## Set task
Working from the top of the listing below, retype each line through the line containing "const whiskerMax = [1, 3];", both included, with no pictures.

## Supplied material
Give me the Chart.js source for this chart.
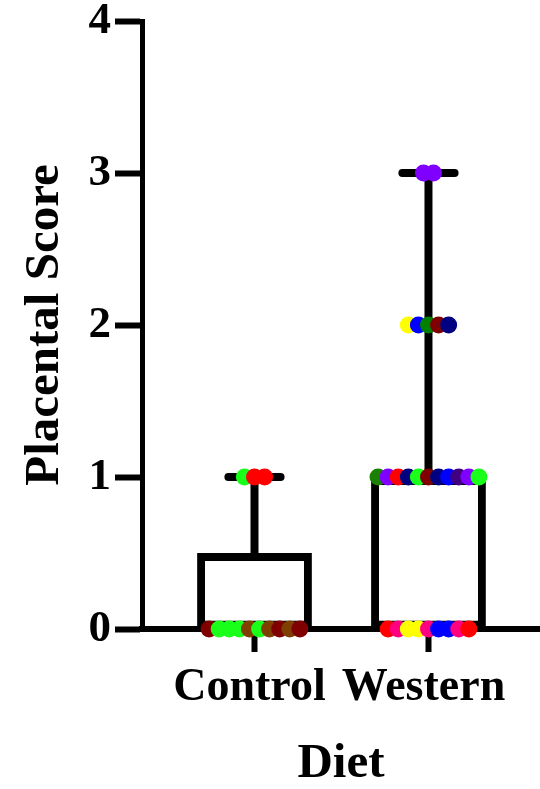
<!DOCTYPE html>
<html>
<head>
<meta charset="utf-8">
<script src="https://cdn.jsdelivr.net/npm/chart.js@4/dist/chart.umd.min.js"></script>
<style>
  html, body { margin: 0; padding: 0; background: #fff; }
  #wrap { width: 540px; height: 789px; }
</style>
</head>
<body>
<div id="wrap"><canvas id="chart" width="540" height="789"></canvas></div>
<script>
// groups on the x axis
const groups = ["Control", "Western"];

// box stats per group
const boxLow = [0, 0];
const boxHigh = [0.5, 1];
const whiskerMax = [1, 3];

// individual scores, left to right inside each row
const controlScores = [0, 0, 0, 0, 0, 0, 0, 0, 0, 0, 1, 1, 1];
const controlColors = [
    "#800000", "#19ff19", "#19ff19", "#19ff19", "#7f3f00", "#19ff19", "#7f3f00", "#800000", "#7f3f00", "#800000",
    "#19ff19", "#ff0000", "#ff0000"
];
const westernScores = [0, 0, 0, 0, 0, 0, 0, 0, 0, 1, 1, 1, 1, 1, 1, 1, 1, 1, 1, 1, 2, 2, 2, 2, 2, 3, 3];
const westernColors = [
    "#ff0000", "#ff0080", "#ffff00", "#ffff00", "#ff0080", "#0000ff", "#0000ff", "#ff0080", "#ff0000",
    "#1a8000", "#8000ff", "#ff0000", "#000080", "#19ff19", "#800000", "#000080", "#0000ff", "#400080", "#8000ff", "#19ff19",
    "#ffff00", "#0000ff", "#008000", "#800000", "#000080",
    "#8000ff", "#8000ff"
];

const yTicks = [0, 1, 2, 3, 4];

// spread the dots that share a score side by side
function spreadPoints(scores, center) {
    const step = 0.058;
    const counts = {}, seen = {};
    scores.forEach(v => { counts[v] = (counts[v] || 0) + 1; });
    return scores.map(v => {
        const k = seen[v] || 0;
        seen[v] = k + 1;
        return { x: center + (k - (counts[v] - 1) / 2) * step, y: v };
    });
}

const dots = spreadPoints(controlScores, 0).concat(spreadPoints(westernScores, 1));
const dotColors = controlColors.concat(westernColors);

const boxData = groups.map((g, i) => ({ x: i, y: [boxLow[i], boxHigh[i]] }));

const serif = "'Liberation Serif', 'Times New Roman', serif";

// whiskers and caps drawn right after the boxes
const whiskers = {
    id: "whiskers",
    afterDatasetDraw(chart, args) {
        if (args.index !== 0) return;
        const ctx = chart.ctx;
        const xs = chart.scales.x, ys = chart.scales.y;
        ctx.save();
        ctx.strokeStyle = "#000";
        ctx.lineWidth = 8;
        ctx.lineCap = "butt";
        groups.forEach((g, i) => {
            const cx = xs.getPixelForValue(i);
            ctx.beginPath();
            ctx.moveTo(cx, ys.getPixelForValue(boxHigh[i]));
            ctx.lineTo(cx, ys.getPixelForValue(whiskerMax[i]));
            ctx.stroke();
        });
        ctx.lineCap = "round";
        groups.forEach((g, i) => {
            const y = ys.getPixelForValue(whiskerMax[i]);
            ctx.beginPath();
            ctx.moveTo(xs.getPixelForValue(i - 0.15), y);
            ctx.lineTo(xs.getPixelForValue(i + 0.15), y);
            ctx.stroke();
        });
        ctx.restore();
    }
};

new Chart(document.getElementById("chart"), {
    data: {
        datasets: [
            {
                type: "bar",
                data: boxData,
                backgroundColor: "#fff",
                borderColor: "#000",
                borderWidth: 8,
                borderSkipped: false,
                categoryPercentage: 1,
                barPercentage: 0.66,
                order: 2
            },
            {
                type: "scatter",
                data: dots,
                clip: false,
                pointRadius: 8.5,
                pointHoverRadius: 8.5,
                pointBorderWidth: 0,
                pointBackgroundColor: dotColors,
                order: 1
            }
        ]
    },
    options: {
        responsive: false,
        animation: false,
        layout: { padding: 0, autoPadding: false },
        plugins: {
            legend: { display: false },
            tooltip: { enabled: false }
        },
        scales: {
            x: {
                type: "linear",
                offset: false,
                min: -0.6466,
                max: 1.641,
                afterBuildTicks: s => { s.ticks = groups.map((g, i) => ({ value: i })); },
                afterFit: s => { s.height = 160; s.paddingLeft = 0; s.paddingRight = 0; },
                ticks: {
                    callback: v => groups[v],
                    color: "#000",
                    padding: 9,
                    labelOffset: -5,
                    maxRotation: 0,
                    font: { family: serif, size: 46, weight: "bold" }
                },
                grid: {
                    offset: false,
                    drawOnChartArea: false,
                    drawTicks: true,
                    tickLength: 23,
                    tickWidth: 6,
                    color: "#000"
                },
                border: { display: true, color: "#000", width: 6 },
                title: {
                    display: true,
                    text: "Diet",
                    color: "#000",
                    padding: { top: 20, bottom: 0 },
                    font: { family: serif, size: 49, weight: "bold", lineHeight: 1.0 }
                }
            },
            y: {
                type: "linear",
                min: 0,
                max: 4,
                afterBuildTicks: s => { s.ticks = yTicks.map(v => ({ value: v })); },
                afterFit: s => { s.width = 142; s.paddingTop = 21; s.paddingBottom = 0; },
                ticks: {
                    color: "#000",
                    padding: 4,
                    font: { family: serif, size: 45, weight: "bold" }
                },
                grid: {
                    drawOnChartArea: false,
                    drawTicks: true,
                    tickLength: 27,
                    tickWidth: 6,
                    color: "#000"
                },
                border: { display: true, color: "#000", width: 5 },
                title: {
                    display: true,
                    text: "Placental Score",
                    color: "#000",
                    padding: { top: 16, bottom: 0 },
                    font: { family: serif, size: 49, weight: "bold" }
                }
            }
        }
    },
    plugins: [whiskers]
});
</script>
</body>
</html>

## Correct response
Give me the Chart.js source for this chart.
<!DOCTYPE html>
<html>
<head>
<meta charset="utf-8">
<script src="https://cdn.jsdelivr.net/npm/chart.js@4/dist/chart.umd.min.js"></script>
<style>
  html, body { margin: 0; padding: 0; background: #fff; }
  #wrap { width: 540px; height: 789px; }
</style>
</head>
<body>
<div id="wrap"><canvas id="chart" width="540" height="789"></canvas></div>
<script>
// groups on the x axis
const groups = ["Control", "Western"];

// box stats per group
const boxLow = [0, 0];
const boxHigh = [0.5, 1];
const whiskerMax = [1, 3];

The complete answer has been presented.